Write out the multiplication by column method, the statement is self-evident. Edit: With this intuition, the "if" part holds trivially. The "only if" part is not that obvious (as pointed out by below, strange things happen when the base is smaller), but analyzing the carries works fine.

NTstrucker wrote: Write out the multiplication by column method, the statement is self-evident. Really? Consider the following:

Click to reveal hidden text

We can fix it by proving that a(0)<=3 and k^2 has 2n-1 digits, that should work.

USJL wrote: NTstrucker wrote: Write out the multiplication by column method, the statement is self-evident. Really? Consider the following:

Click to reveal hidden text

Isn't the problem in base 10 though or does the problem asks for any general bases?

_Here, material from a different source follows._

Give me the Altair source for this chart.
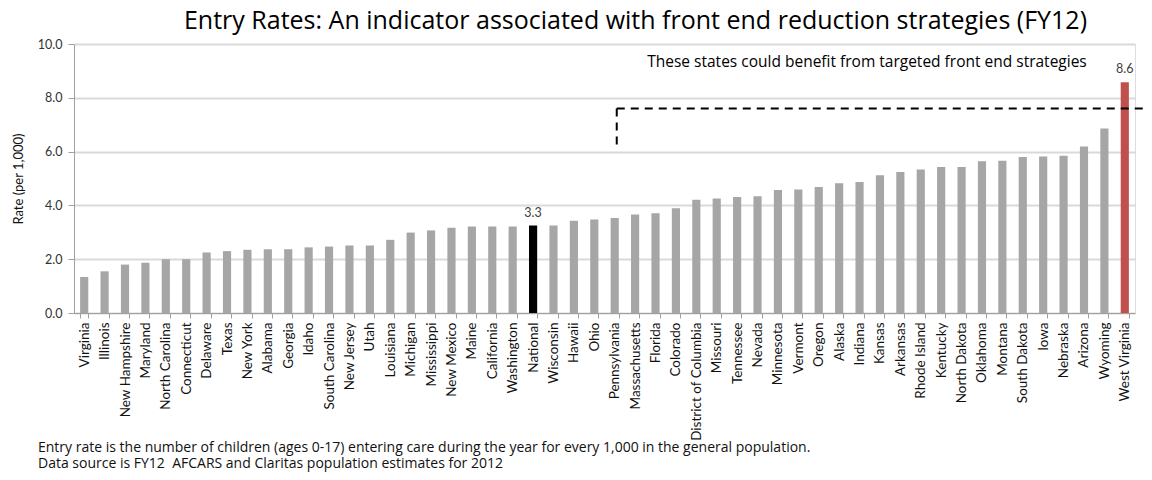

RevolveWithMe101 wrote: USJL wrote: NTstrucker wrote: Write out the multiplication by column method, the statement is self-evident. Really? Consider the following:

Click to reveal hidden text

Isn't the problem in base 10 though or does the problem asks for any general bases? The problem only asks for base 10, but my point is any solution that does not use this fact should fail as there is a counter-example in base 2. In particular, I'd see any solution that only says "simply do multiplication and there cannot be any carry" as incomplete.

First I prove if $a_0^2+a_1^2+\cdots+a_{n-1}^2<10$ then $k^2$ is palindromic. Let $P(x)=a_{n-1}x^{n-1}+\cdots+a_0$. This implies $P(x)^2 = s_{2n-2} x^{2n-2} + \cdots + s_0$ where $s_{2n-2-j}=s_j$ and for $j\le n-1$, $s_j=\sum\limits_{t=0}^j a_ja_{t-j}$. It suffices to show $s_j\le s_{n-1}\le 9$. Note $s_j=\sum\limits_{t=0}^j a_ja_{t-j}\le \frac 12 \sum\limits_{t=0}^j (a_j^2+a_{t-j}^2) \le \sum\limits_{t=0}^{n-1} a_t^2=s_{n-1}$. Now I prove $a_0^2+a_1^2+\cdots+a_{n-1}^2\ge 10$ then $k^2$ is not palindromic. Case 1: $k^2$ has $2n-1$ digits. Define $s_j$ as above. Also, let $k^2=\overline{t_{2n-2}t_{2n-3}\cdots t_0}$ Let $j$ be the smallest integer $\le n-1$ such that $s_j\ge 10$. Note $j$ exists since $s_j\ge 10$ and $j>0$ because otherwise, $s_0=a_0^2\ge 10$ which means $k^2$ has $2n$ digits. Furthermore, $s_m=t_m$ for all $0\le m\le j-1$ Since $k^2$ is a palindrome, it follows that $t_{j-1}=t_{2n-1-j}, t_{j-2}=t_{2n-j}, \cdots, t_0=t_{2n-2}$ as they are all less than 10. This means there must have been no carries from lower bits to one of bits $2n-1-j, \cdots, 2n-2$. However, this impossible because $t_{2n-j} = t_j \ge 10$. Therefore, $k^2$ is NOT a palindrome. Case 2: $k^2$ has $2n$ digits. Mod 10 works: If $k^2\equiv 1(\bmod\; 10)$ then $a_0=a_k=9$ so the leading digit of $k^2$ is 8 or 9, not 1. If $k^2\equiv 4(\bmod\; 10)$ then $a_0=a_k=8$ so the leading digit of $k^2$ is 6 or 7 or 8, not 4. If $k^2\equiv 9(\bmod\; 10)$ then $a_0=a_k\in \{3,7\}$ so the leading digit of $k^2$ is at most 6. If $k^2\equiv 6(\bmod\; 10)$ then $a_0=a_k\le 6$ so the leading digit of $k^2$ is at most 4. If $k^2\equiv 5(\bmod\; 10)$ then $a_0=a_k=5$ so the leading digit of $k^2$ is at most 3. The end.